> _What the task requires_
Leave out the pictures, and retype only the lines from the beginning of the material through the line that contains "const vLineY = [100, -80];", including both.

● ● ● ● ●

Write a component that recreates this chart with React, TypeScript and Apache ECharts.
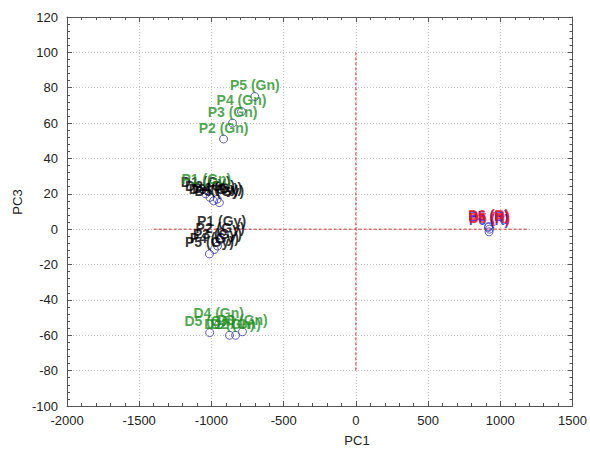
import React, { useEffect, useRef } from "react";
import * as echarts from "echarts";

// Green (Gn) samples
const gnNames = ["P1 (Gn)", "P2 (Gn)", "P3 (Gn)", "P4 (Gn)", "P5 (Gn)", "D5 (Gn)", "D4 (Gn)", "D1 (Gn)", "D2 (Gn)", "D3 (Gn)"];
const gnX = [-1035, -916, -854, -792, -700, -1012, -950, -875, -833, -785];
const gnY = [22, 51, 60, 66.5, 75, -58.5, -54, -60, -60, -58];

// Grey (Gy) samples
const gyNames = ["D1 (Gy)", "D2 (Gy)", "D3 (Gy)", "D4 (Gy)", "D5 (Gy)", "P1 (Gy)", "P2 (Gy)", "P3 (Gy)", "P4 (Gy)", "P5 (Gy)"];
const gyX = [-1040, -1010, -985, -960, -945, -930, -940, -958, -980, -1014];
const gyY = [20, 18, 16, 17, 15, -2, -6, -9.5, -11.5, -14];

// R samples (blue and red labels)
const bNames = ["P6 (R)", "P5 (R)"];
const bX = [922, 918];
const bY = [-1.5, 1];
const rNames = ["D5 (R)", "D6 (R)"];
const rX = [925, 920];
const rY = [0, 1.5];

// Reference lines
const hLineX = [-1400, 1200];
const hLineY = [0, 0];
const vLineX = [0, 0];
const vLineY = [100, -80];

const xTicks = { min: -2000, max: 1500, interval: 500 };
const yTicks = { min: -100, max: 120, interval: 20 };

const circleStroke = "#3535b0";

function mk(names: string[], xs: number[], ys: number[]) {
  return names.map((n, i) => ({ name: n, value: [xs[i], ys[i]] }));
}

function scatter(names: string[], xs: number[], ys: number[], color: string) {
  return {
    type: "scatter",
    data: mk(names, xs, ys),
    symbol: "circle",
    symbolSize: 8,
    itemStyle: { color: "rgba(255,255,255,0)", borderColor: circleStroke, borderWidth: 1 },
    label: {
      show: true,
      position: "top",
      distance: 0,
      formatter: "{b}",
      color,
      fontWeight: "bold",
      fontSize: 14,
      fontFamily: "Liberation Sans, Arial, sans-serif",
    },
    labelLayout: { hideOverlap: false },
    z: 3,
  };
}

function refLine(xs: number[], ys: number[]) {
  return {
    type: "line",
    data: xs.map((x, i) => [x, ys[i]]),
    symbol: "none",
    silent: true,
    z: 1,
    lineStyle: { color: "#d03030", type: [3, 2], width: 1 },
  };
}

export default function App() {
  const ref = useRef<HTMLDivElement>(null);
  useEffect(() => {
    const chart = echarts.init(ref.current!, null, { renderer: "svg" });
    const font = "Liberation Sans, Arial, sans-serif";
    const tickStyle = { color: "#555" };
    const fmt = (v: number) => String(v);
    const option: any = {
      animation: false,
      backgroundColor: "#fff",
      grid: { left: 67, right: 15, top: 17, bottom: 43 },
      xAxis: [
        {
          type: "value",
          ...xTicks,
          position: "bottom",
          axisLine: { show: true, onZero: false, lineStyle: { color: "#555" } },
          axisTick: { show: true, inside: true, length: 5, lineStyle: tickStyle },
          minorTick: { show: true, splitNumber: 5, length: 3, lineStyle: tickStyle },
          axisLabel: { color: "#222", fontSize: 13, margin: 8, fontFamily: font, formatter: fmt },
          splitLine: { show: true, lineStyle: { color: "#c4c4c4", type: [1, 2] } },
        },
        {
          type: "value",
          ...xTicks,
          position: "top",
          axisLine: { show: true, onZero: false, lineStyle: { color: "#555" } },
          axisTick: { show: true, inside: true, length: 5, lineStyle: tickStyle },
          minorTick: { show: true, splitNumber: 5, length: 3, lineStyle: tickStyle },
          axisLabel: { show: false },
          splitLine: { show: false },
        },
      ],
      yAxis: [
        {
          type: "value",
          ...yTicks,
          position: "left",
          axisLine: { show: true, onZero: false, lineStyle: { color: "#555" } },
          axisTick: { show: true, inside: true, length: 5, lineStyle: tickStyle },
          minorTick: { show: true, splitNumber: 5, length: 3, lineStyle: tickStyle },
          axisLabel: { color: "#222", fontSize: 13, margin: 9, fontFamily: font, formatter: fmt },
          splitLine: { show: true, lineStyle: { color: "#c4c4c4", type: [1, 2] } },
        },
        {
          type: "value",
          ...yTicks,
          position: "right",
          axisLine: { show: true, onZero: false, lineStyle: { color: "#555" } },
          axisTick: { show: true, inside: true, length: 5, lineStyle: tickStyle },
          minorTick: { show: true, splitNumber: 5, length: 3, lineStyle: tickStyle },
          axisLabel: { show: false },
          splitLine: { show: false },
        },
      ],
      graphic: [
        {
          type: "text",
          x: 357,
          y: 440,
          style: { text: "PC1", fill: "#222", font: `13px ${font}`, align: "center", verticalAlign: "middle" },
        },
        {
          type: "text",
          x: 17,
          y: 202,
          rotation: Math.PI / 2,
          style: { text: "PC3", fill: "#222", font: `13px ${font}`, align: "center", verticalAlign: "middle" },
        },
      ],
      series: [
        refLine(hLineX, hLineY),
        refLine(vLineX, vLineY),
        scatter(gyNames, gyX, gyY, "#000000"),
        scatter(gnNames, gnX, gnY, "#1f8f1f"),
        scatter(bNames, bX, bY, "#1a1ad8"),
        scatter(rNames, rX, rY, "#ee1020"),
      ],
    };
    chart.setOption(option);
    return () => chart.dispose();
  }, []);
  return (
    <div
      ref={ref}
      style={{ position: "fixed", left: 0, top: 0, width: 590, height: 449, overflow: "hidden" }}
    />
  );
}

● ● ● ● ●

> _Answer for the task_
Write a component that recreates this chart with React, TypeScript and Apache ECharts.
import React, { useEffect, useRef } from "react";
import * as echarts from "echarts";

// Green (Gn) samples
const gnNames = ["P1 (Gn)", "P2 (Gn)", "P3 (Gn)", "P4 (Gn)", "P5 (Gn)", "D5 (Gn)", "D4 (Gn)", "D1 (Gn)", "D2 (Gn)", "D3 (Gn)"];
const gnX = [-1035, -916, -854, -792, -700, -1012, -950, -875, -833, -785];
const gnY = [22, 51, 60, 66.5, 75, -58.5, -54, -60, -60, -58];

// Grey (Gy) samples
const gyNames = ["D1 (Gy)", "D2 (Gy)", "D3 (Gy)", "D4 (Gy)", "D5 (Gy)", "P1 (Gy)", "P2 (Gy)", "P3 (Gy)", "P4 (Gy)", "P5 (Gy)"];
const gyX = [-1040, -1010, -985, -960, -945, -930, -940, -958, -980, -1014];
const gyY = [20, 18, 16, 17, 15, -2, -6, -9.5, -11.5, -14];

// R samples (blue and red labels)
const bNames = ["P6 (R)", "P5 (R)"];
const bX = [922, 918];
const bY = [-1.5, 1];
const rNames = ["D5 (R)", "D6 (R)"];
const rX = [925, 920];
const rY = [0, 1.5];

// Reference lines
const hLineX = [-1400, 1200];
const hLineY = [0, 0];
const vLineX = [0, 0];
const vLineY = [100, -80];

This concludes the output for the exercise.